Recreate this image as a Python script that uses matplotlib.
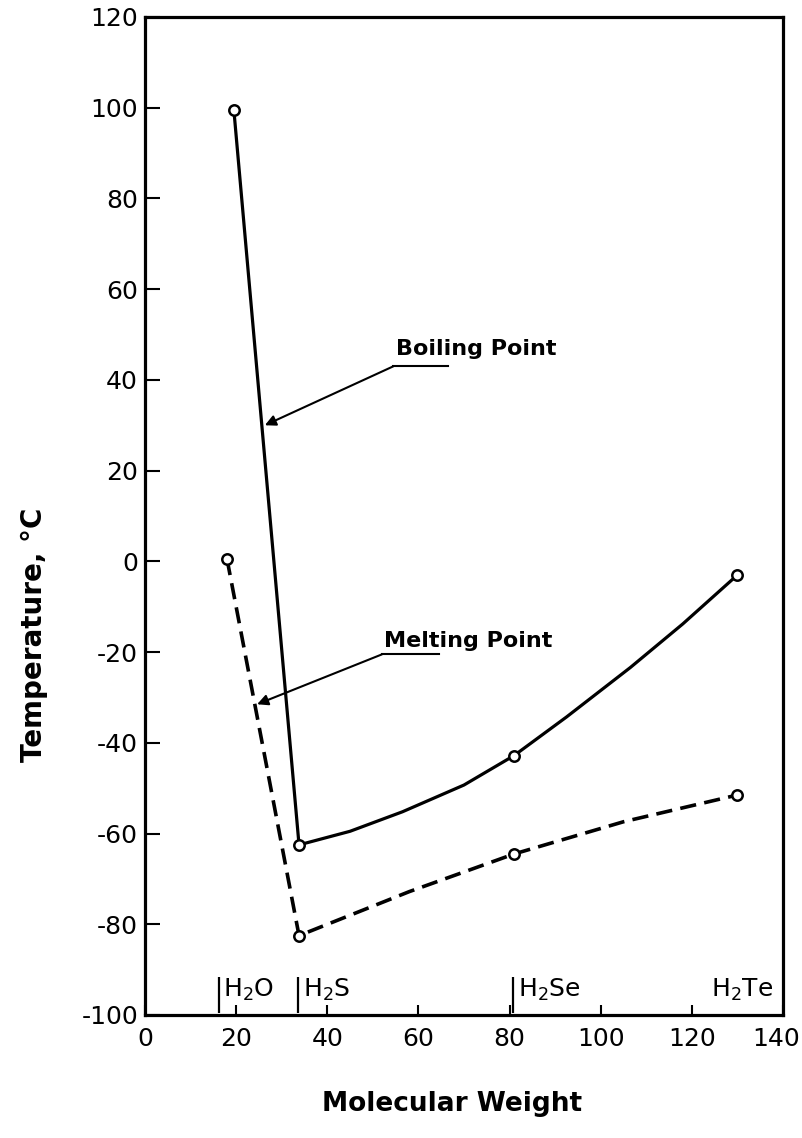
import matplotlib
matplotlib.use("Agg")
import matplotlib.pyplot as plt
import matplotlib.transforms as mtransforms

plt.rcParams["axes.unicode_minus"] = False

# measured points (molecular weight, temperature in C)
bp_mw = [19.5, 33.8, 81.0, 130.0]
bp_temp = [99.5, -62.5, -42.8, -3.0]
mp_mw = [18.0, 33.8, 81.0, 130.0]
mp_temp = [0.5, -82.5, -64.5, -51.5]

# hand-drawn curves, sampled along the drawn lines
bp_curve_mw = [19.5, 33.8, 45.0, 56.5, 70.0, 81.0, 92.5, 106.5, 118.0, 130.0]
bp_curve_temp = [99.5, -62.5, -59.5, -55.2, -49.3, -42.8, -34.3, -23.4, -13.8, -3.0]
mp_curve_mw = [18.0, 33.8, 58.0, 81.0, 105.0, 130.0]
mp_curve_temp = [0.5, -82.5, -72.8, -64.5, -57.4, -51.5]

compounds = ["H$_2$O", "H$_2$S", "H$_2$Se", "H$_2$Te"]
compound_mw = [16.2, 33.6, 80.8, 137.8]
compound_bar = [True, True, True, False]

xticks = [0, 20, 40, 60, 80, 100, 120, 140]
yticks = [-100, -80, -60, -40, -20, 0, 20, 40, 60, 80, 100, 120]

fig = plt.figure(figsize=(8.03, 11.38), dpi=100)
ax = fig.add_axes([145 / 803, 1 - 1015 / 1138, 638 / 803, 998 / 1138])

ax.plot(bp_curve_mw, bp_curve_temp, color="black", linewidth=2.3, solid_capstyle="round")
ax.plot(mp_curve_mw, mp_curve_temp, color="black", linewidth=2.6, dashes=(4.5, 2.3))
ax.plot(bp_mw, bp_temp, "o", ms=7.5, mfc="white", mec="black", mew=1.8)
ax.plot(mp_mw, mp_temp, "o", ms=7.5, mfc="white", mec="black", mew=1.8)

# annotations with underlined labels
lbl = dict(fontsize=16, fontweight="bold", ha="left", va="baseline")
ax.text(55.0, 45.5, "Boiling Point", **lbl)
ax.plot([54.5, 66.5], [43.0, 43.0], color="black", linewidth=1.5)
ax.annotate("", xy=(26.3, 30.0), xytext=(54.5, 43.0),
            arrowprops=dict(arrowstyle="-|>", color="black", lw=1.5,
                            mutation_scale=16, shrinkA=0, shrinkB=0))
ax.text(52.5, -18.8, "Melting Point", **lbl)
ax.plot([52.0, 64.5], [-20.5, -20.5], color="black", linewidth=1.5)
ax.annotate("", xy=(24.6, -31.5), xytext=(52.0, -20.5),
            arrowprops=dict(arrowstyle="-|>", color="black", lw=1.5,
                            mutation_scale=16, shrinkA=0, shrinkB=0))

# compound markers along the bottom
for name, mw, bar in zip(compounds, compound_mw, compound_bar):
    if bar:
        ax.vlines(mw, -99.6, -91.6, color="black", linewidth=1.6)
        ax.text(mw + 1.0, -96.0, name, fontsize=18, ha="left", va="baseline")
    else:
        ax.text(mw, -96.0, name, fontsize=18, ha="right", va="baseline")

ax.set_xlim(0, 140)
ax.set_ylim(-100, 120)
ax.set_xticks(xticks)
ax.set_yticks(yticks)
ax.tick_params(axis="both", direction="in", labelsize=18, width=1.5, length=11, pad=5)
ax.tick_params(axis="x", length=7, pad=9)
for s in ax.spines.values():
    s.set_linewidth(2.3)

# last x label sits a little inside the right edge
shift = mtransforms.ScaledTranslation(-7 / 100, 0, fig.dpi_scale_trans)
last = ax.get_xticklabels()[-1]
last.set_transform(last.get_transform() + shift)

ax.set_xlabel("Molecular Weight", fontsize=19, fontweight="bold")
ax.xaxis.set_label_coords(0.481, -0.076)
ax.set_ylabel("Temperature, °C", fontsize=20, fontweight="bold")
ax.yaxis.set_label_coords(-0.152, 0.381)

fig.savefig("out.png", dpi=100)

→ Exercise objective:
Restate the data word for word from its first line through the line with "80, 100, 120]", leaving out any picture along the way.

→ Worked solution:
Recreate this image as a Python script that uses matplotlib.
import matplotlib
matplotlib.use("Agg")
import matplotlib.pyplot as plt
import matplotlib.transforms as mtransforms

plt.rcParams["axes.unicode_minus"] = False

# measured points (molecular weight, temperature in C)
bp_mw = [19.5, 33.8, 81.0, 130.0]
bp_temp = [99.5, -62.5, -42.8, -3.0]
mp_mw = [18.0, 33.8, 81.0, 130.0]
mp_temp = [0.5, -82.5, -64.5, -51.5]

# hand-drawn curves, sampled along the drawn lines
bp_curve_mw = [19.5, 33.8, 45.0, 56.5, 70.0, 81.0, 92.5, 106.5, 118.0, 130.0]
bp_curve_temp = [99.5, -62.5, -59.5, -55.2, -49.3, -42.8, -34.3, -23.4, -13.8, -3.0]
mp_curve_mw = [18.0, 33.8, 58.0, 81.0, 105.0, 130.0]
mp_curve_temp = [0.5, -82.5, -72.8, -64.5, -57.4, -51.5]

compounds = ["H$_2$O", "H$_2$S", "H$_2$Se", "H$_2$Te"]
compound_mw = [16.2, 33.6, 80.8, 137.8]
compound_bar = [True, True, True, False]

xticks = [0, 20, 40, 60, 80, 100, 120, 140]
yticks = [-100, -80, -60, -40, -20, 0, 20, 40, 60, 80, 100, 120]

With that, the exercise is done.